At the 4th European Conference on Positive Psychology in Croatia, Randy Larsen, Psychology Professor at Washington University in St Louis, presented on ‘Overcoming the ‘Hedonic Treadmill’. In fact, the session focussed more on explaining what the Hedonic Treadmill is and how it operates rather than on presenting loads of new ideas on how to beat it…Maybe he ran out of time, a common occurrence during the conference.
So what is the Hedonic Treadmill exactly? In short, it’s the idea that we humans adapt to pleasurable circumstances, events and experiences – which explains why the joy you feel from getting that sought-after pay rise, new contract, dress or car lasts only for a few hours, days or weeks. We simply get used to the positive emotion. The novelty wears off.
What makes the Hedonic Treadmill so interesting is that we adapt to negative circumstances, events and experiences differently; here, there is something called a negativity bias at work, which means that bad events carry more weight than good events; so for example, losing £50 is a more negative experience that finding £50 is a positive one.
Larsen’s research comparing good and bad events shows that bad ones decay more slowly, i.e. negative emotions take longer to wear off. Said another way, we adapt to positive events more quickly than we do to negative ones.
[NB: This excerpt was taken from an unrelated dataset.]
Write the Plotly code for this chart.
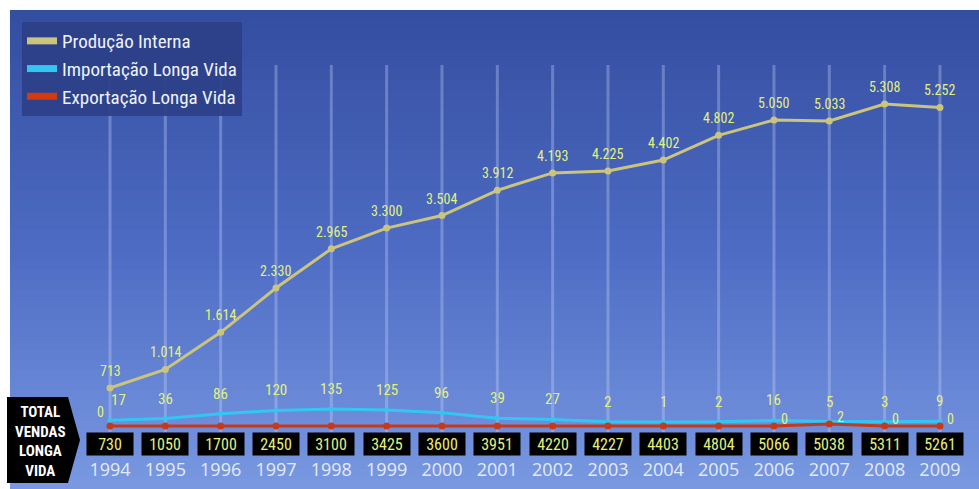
import plotly.graph_objects as go

years = list(range(1994, 2010))
producao = [713, 1014, 1614, 2330, 2965, 3300, 3504, 3912, 4193, 4225, 4402, 4802, 5050, 5033, 5308, 5252]
importacao = [17, 36, 86, 120, 135, 125, 96, 39, 27, 2, 1, 2, 16, 5, 3, 9]
exportacao = [0, 0, 0, 0, 0, 0, 0, 0, 0, 0, 0, 0, 0, 2, 0, 0]
export_labels = ["0", "", "", "", "", "", "", "", "", "", "", "", "0", "2", "0", "0"]
total_vendas = [730, 1050, 1700, 2450, 3100, 3425, 3600, 3951, 4220, 4227, 4403, 4804, 5066, 5038, 5311, 5261]

W, H = 979, 489
B = 32
PH = H - B  # plot height in px

NARROW = "Liberation Sans Narrow, Roboto Condensed, Arial Narrow, Roboto, sans-serif"
LABEL_COLOR = "#e2f27c"
C_PROD = "#cbc47c"
C_IMP = "#33c6f2"
C_EXP = "#c63a1c"


def py(p):
    """pixel-from-top -> paper y"""
    return (PH - p) / PH


def px(p):
    return p / W


# axis mapping
step = 55.33
x0 = 1994 - 110 / step
x1 = x0 + W / step
s_prod = 0.0618
yr_prod = [713 - (PH - 388) / s_prod, 713 - (PH - 388) / s_prod + PH / s_prod]
s_imp = 0.0963
yr_imp = [-(PH - 422) / s_imp, -(PH - 422) / s_imp + PH / s_imp]
s_exp = 1.0
yr_exp = [-(PH - 426) / s_exp, -(PH - 426) / s_exp + PH / s_exp]

fig = go.Figure()

fig.add_trace(go.Scatter(x=years, y=exportacao, yaxis="y3", mode="lines+markers",
                         line=dict(color=C_EXP, width=3), marker=dict(size=7, color=C_EXP),
                         showlegend=False, hoverinfo="skip"))
fig.add_trace(go.Scatter(x=years, y=importacao, yaxis="y2", mode="lines+markers",
                         line=dict(color=C_IMP, width=3), marker=dict(size=5, color=C_IMP),
                         showlegend=False, hoverinfo="skip"))
fig.add_trace(go.Scatter(x=years, y=producao, yaxis="y", mode="lines+markers",
                         line=dict(color=C_PROD, width=3), marker=dict(size=7, color=C_PROD),
                         showlegend=False, hoverinfo="skip"))

# legend entries
for name, col in [("Produção Interna", C_PROD), ("Importação Longa Vida", C_IMP),
                  ("Exportação Longa Vida", "#d23a10")]:
    fig.add_trace(go.Scatter(x=[None], y=[None], mode="lines", name=name,
                             line=dict(color=col, width=7)))

shapes = []
# gradient panel
N = 48
top_c = (52, 78, 160)
mid_c = (78, 108, 196)
bot_c = (122, 153, 226)
y_start, y_end = 10, H
for i in range(N):
    t = (i + 0.5) / N
    if t < 0.5:
        u = t / 0.5
        c = [int(top_c[k] + (mid_c[k] - top_c[k]) * u) for k in range(3)]
    else:
        u = (t - 0.5) / 0.5
        c = [int(mid_c[k] + (bot_c[k] - mid_c[k]) * u) for k in range(3)]
    a = y_start + (y_end - y_start) * i / N
    b = y_start + (y_end - y_start) * (i + 1) / N + 1.5
    shapes.append(dict(type="rect", xref="paper", yref="paper", x0=px(10), x1=1.0,
                       y0=py(b), y1=py(a), line=dict(width=0),
                       fillcolor=f"rgb({c[0]},{c[1]},{c[2]})", layer="below"))

# vertical guide lines
for yv in years:
    shapes.append(dict(type="line", xref="x", yref="paper", x0=yv, x1=yv,
                       y0=py(432), y1=py(65), line=dict(color="rgba(200,215,255,0.33)", width=3),
                       layer="below"))

# left black arrow label
path = (f"M {px(7)},{py(397)} L {px(68)},{py(397)} L {px(80)},{py(440)} "
        f"L {px(68)},{py(483)} L {px(7)},{py(483)} Z")
shapes.append(dict(type="path", xref="paper", yref="paper", path=path,
                   fillcolor="black", line=dict(width=0), layer="above"))

annotations = []
for yv, v in zip(years, producao):
    annotations.append(dict(x=yv, y=v, xref="x", yref="y", text=f"{v:,}".replace(",", "."),
                            showarrow=False, yshift=17,
                            font=dict(family=NARROW, size=14, color=LABEL_COLOR)))
for yv, v in zip(years, importacao):
    annotations.append(dict(x=yv, y=v, xref="x", yref="y2", text=str(v),
                            showarrow=False, yshift=20, xshift=8 if yv == 1994 else 0,
                            font=dict(family=NARROW, size=15, color=LABEL_COLOR)))
for yv, v, lab in zip(years, exportacao, export_labels):
    if lab:
        annotations.append(dict(x=yv, y=v, xref="x", yref="y3", text=lab,
                                showarrow=False, yshift=14 if yv == 1994 else 7,
                                xshift=-10 if yv == 1994 else 11,
                                font=dict(family=NARROW, size=14, color=LABEL_COLOR)))
for yv, v in zip(years, total_vendas):
    annotations.append(dict(x=yv, y=py(443.5), xref="x", yref="paper", text=str(v),
                            xanchor="center", yanchor="middle",
                            showarrow=False, bgcolor="black", width=44, height=20, borderpad=1,
                            font=dict(family=NARROW, size=16, color="#e4f07a")))
annotations.append(dict(x=px(40), y=py(441), xref="paper", yref="paper",
                        xanchor="center", yanchor="middle", align="center",
                        text="<b>TOTAL<br>VENDAS<br>LONGA<br>VIDA</b>", showarrow=False,
                        font=dict(family=NARROW, size=15, color="white")))

fig.update_layout(
    width=W, height=H,
    margin=dict(l=0, r=0, t=0, b=B),
    paper_bgcolor="white",
    plot_bgcolor="rgba(0,0,0,0)",
    shapes=shapes,
    annotations=annotations,
    xaxis=dict(range=[x0, x1], tickvals=years, ticktext=[str(y) for y in years],
               showgrid=False, zeroline=False, showline=False, ticks="",
               tickfont=dict(family="Open Sans, sans-serif", size=18, color="#e3ebfb"),
               fixedrange=True),
    yaxis=dict(range=yr_prod, visible=False, fixedrange=True),
    yaxis2=dict(range=yr_imp, visible=False, overlaying="y", fixedrange=True),
    yaxis3=dict(range=yr_exp, visible=False, overlaying="y", fixedrange=True),
    legend=dict(x=px(22), y=py(22), xanchor="left", yanchor="top",
                bgcolor="rgba(44,64,136,0.92)", borderwidth=0,
                font=dict(family=NARROW, size=19, color="#eef2ff"),
                itemwidth=30, tracegroupgap=0),
    showlegend=True,
)

fig.write_html("out.html")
No wonder so many people get addicted to shopping – they’re forever trying to increase the duration of positive emotion, without realising that it will just keep wearing off.
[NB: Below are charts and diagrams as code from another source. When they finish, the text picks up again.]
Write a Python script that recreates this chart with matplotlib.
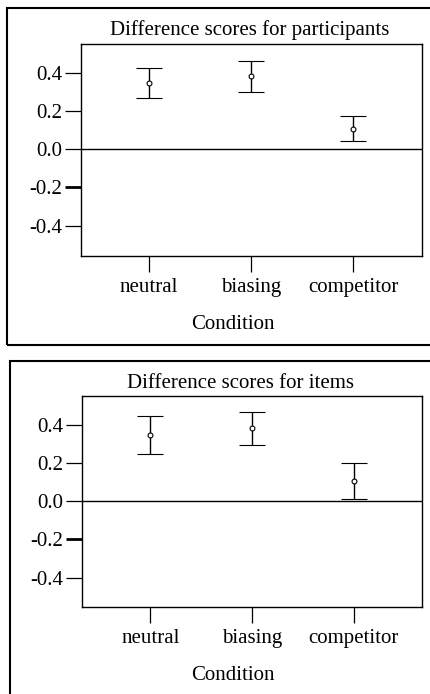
import matplotlib
matplotlib.use("Agg")
import matplotlib.pyplot as plt
from matplotlib.patches import Rectangle
import numpy as np

plt.rcParams['font.family'] = ['Liberation Serif', 'DejaVu Serif']

categories = ["neutral", "biasing", "competitor"]
titles = ["Difference scores for participants", "Difference scores for items"]
xlabel = "Condition"
yticks = [-0.4, -0.2, 0.0, 0.2, 0.4]
ytick_labels = ["-0.4", "-0.2", "0.0", "0.2", "0.4"]

part_mean = [0.350, 0.383, 0.108]
part_lower = [0.271, 0.301, 0.042]
part_upper = [0.427, 0.462, 0.173]

item_mean = [0.347, 0.382, 0.106]
item_lower = [0.246, 0.296, 0.012]
item_upper = [0.448, 0.469, 0.199]

W, H = 430, 694
fig = plt.figure(figsize=(W / 100, H / 100), dpi=100)

def px(x0, y0, x1, y1):
    return [x0 / W, 1 - y1 / H, (x1 - x0) / W, (y1 - y0) / H]

panels = [
    (px(80.7, 43.7, 421.7, 256.0), titles[0], part_mean, part_lower, part_upper, (-0.56, 0.555), 0.497),
    (px(82.3, 396.0, 421.7, 607.3), titles[1], item_mean, item_lower, item_upper, (-0.555, 0.551), 0.465),
]

FS = 15
for rect, title, mean, lo, hi, ylim, tx in panels:
    ax = fig.add_axes(rect)
    x = np.arange(1, len(categories) + 1)
    mean = np.array(mean); lo = np.array(lo); hi = np.array(hi)
    ax.errorbar(x, mean, yerr=[mean - lo, hi - mean], fmt='o', color='black',
                mfc='white', mec='black', ms=3.5, mew=0.8, elinewidth=1.0,
                capsize=9.5, capthick=1.3)
    ax.axhline(0, color='black', lw=1.0)
    ax.set_xlim(0.33, 3.67)
    ax.set_ylim(*ylim)
    ax.set_xticks(x)
    ax.set_xticklabels(categories)
    ax.set_yticks(yticks)
    ax.set_yticklabels(ytick_labels)
    ax.tick_params(axis='both', direction='out', length=11.5, width=0.9,
                   labelsize=FS, color='black')
    ax.tick_params(axis='y', pad=2)
    ax.tick_params(axis='x', pad=4)
    ax.yaxis.get_major_ticks()[1].tick1line.set_markeredgewidth(2.0)
    for s in ax.spines.values():
        s.set_linewidth(1.0)
    ax.set_title(title, fontsize=FS, pad=6, x=tx)
    ax.set_xlabel(xlabel, fontsize=FS)
    ax.xaxis.set_label_coords(0.445, -0.28)

# outer frames
fig.add_artist(Rectangle((7.0 / W, 1 - 345.0 / H), (440 - 7.0) / W, (345.0 - 8.5) / H,
                         transform=fig.transFigure, fill=False, ec='black', lw=1.5, clip_on=False))
fig.add_artist(Rectangle((10.0 / W, 1 - 720.0 / H), (440 - 10.0) / W, (720.0 - 360.7) / H,
                         transform=fig.transFigure, fill=False, ec='black', lw=1.5, clip_on=False))

fig.savefig("out.png", dpi=100)
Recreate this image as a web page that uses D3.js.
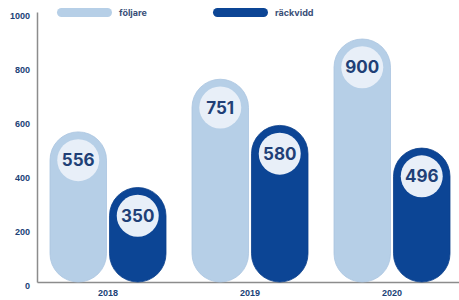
<!DOCTYPE html>
<html>
<head>
<meta charset="utf-8">
<script src="https://cdn.jsdelivr.net/npm/d3@7"></script>
<style>
  body { margin: 0; background: #fff; }
  svg { display: block; font-family: Inter, "Open Sans", sans-serif; }
</style>
</head>
<body>
<div id="container"></div>
<script>
/* DATA */
const years = ["2018", "2019", "2020"];
const series = ["följare", "räckvidd"];
const foljare = [556, 751, 900];
const rackvidd = [350, 580, 496];
const yTicks = [0, 200, 400, 600, 800, 1000];

/* CONSTANTS */
const width = 459, height = 300;
const colors = { "följare": "#b6cfe7", "räckvidd": "#0c4595" };
const textColor = "#203f76";

const svg = d3.select("#container").append("svg")
  .attr("width", width)
  .attr("height", height);

/* SCALES */
const yScale = d3.scaleLinear().domain([0, 1000]).range([282, 12]);
const xScale = d3.scaleBand().domain(years).range([37, 463]).padding(0);
const xSub = d3.scaleBand().domain(series).range([13, 129]).paddingInner(0.05);

// flat rows for bars
const rows = [];
years.forEach((y, i) => {
  rows.push({ year: y, key: "följare", value: foljare[i] });
  rows.push({ year: y, key: "räckvidd", value: rackvidd[i] });
});

/* AXES */
const yAxis = svg.append("g")
  .attr("transform", "translate(37,0)")
  .call(d3.axisLeft(yScale).tickValues(yTicks).tickFormat(d3.format("d"))
    .tickSize(0).tickSizeOuter(0).tickPadding(7));
yAxis.select(".domain").attr("stroke", "#8c8c8c").attr("stroke-width", 1.5);
yAxis.selectAll("text")
  .attr("dy", "0.75em")
  .attr("fill", textColor)
  .style("font-size", "9px")
  .style("font-weight", 700);

const xAxis = svg.append("g")
  .attr("transform", "translate(0,282)")
  .call(d3.axisBottom(xScale).tickSize(0).tickSizeOuter(0).tickPadding(8));
xAxis.select(".domain").attr("stroke", "#8c8c8c").attr("stroke-width", 1.5);
xAxis.selectAll("text")
  .attr("fill", textColor)
  .style("font-size", "9px")
  .style("font-weight", 700);

/* BARS */
const bw = xSub.bandwidth();
const bar = svg.append("g").selectAll("g")
  .data(rows)
  .join("g")
  .attr("transform", d => `translate(${xScale(d.year) + xSub(d.key)},0)`);

bar.append("rect")
  .attr("x", 0)
  .attr("y", d => yScale(d.value))
  .attr("width", bw)
  .attr("height", d => yScale(0) - yScale(d.value))
  .attr("rx", bw / 2)
  .attr("fill", d => colors[d.key])
  .attr("stroke", d => d.key === "följare" ? "#a9c4df" : "#0a3f8a")
  .attr("stroke-width", 0.8);

bar.append("circle")
  .attr("cx", bw / 2)
  .attr("cy", d => yScale(d.value) + bw / 2)
  .attr("r", 21)
  .attr("fill", "#e8eff8");

bar.append("text")
  .attr("x", bw / 2)
  .attr("y", d => yScale(d.value) + bw / 2)
  .attr("dy", "0.36em")
  .attr("text-anchor", "middle")
  .attr("fill", textColor)
  .style("font-size", "17px")
  .style("font-weight", 700)
  .text(d => d.value);

/* LEGEND */
const legendX = [57, 213];
const legend = svg.append("g").selectAll("g")
  .data(series)
  .join("g")
  .attr("transform", (d, i) => `translate(${legendX[i]},8)`);

legend.append("rect")
  .attr("width", 55)
  .attr("height", 9)
  .attr("rx", 4.5)
  .attr("fill", d => colors[d]);

legend.append("text")
  .attr("x", 62)
  .attr("y", 4.5)
  .attr("dy", "0.35em")
  .attr("fill", "#3a4f78")
  .style("font-size", "9px")
  .style("font-weight", 700)
  .text(d => d);
</script>
</body>
</html>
One explanation for this may be that negative emotions last longer for evolutionary reasons. Thousands of years ago we couldn’t have afforded to spend too much of our time caught up in the positive emotions associated with having fun and enjoying ourselves when there might be a sabre-toothed tiger coming round the corner – we needed to be ready to deal with it (‘fight or flight’). For our own survival, it was necessary that negative emotions lasted longer than positive ones.
So, where does this leave us, bearing in mind that millions of Westerners seems to be running round the Hedonic (Shopping) Treadmill every day? Unfortunately Larsen didn’t suggest any concrete answers, other than perhaps Positive Psychologists need to be investigating ways to accelerate the adaptation to negative events and experiences, rather than looking for new interventions to increase positive emotion. I think he has a good point, don’t you?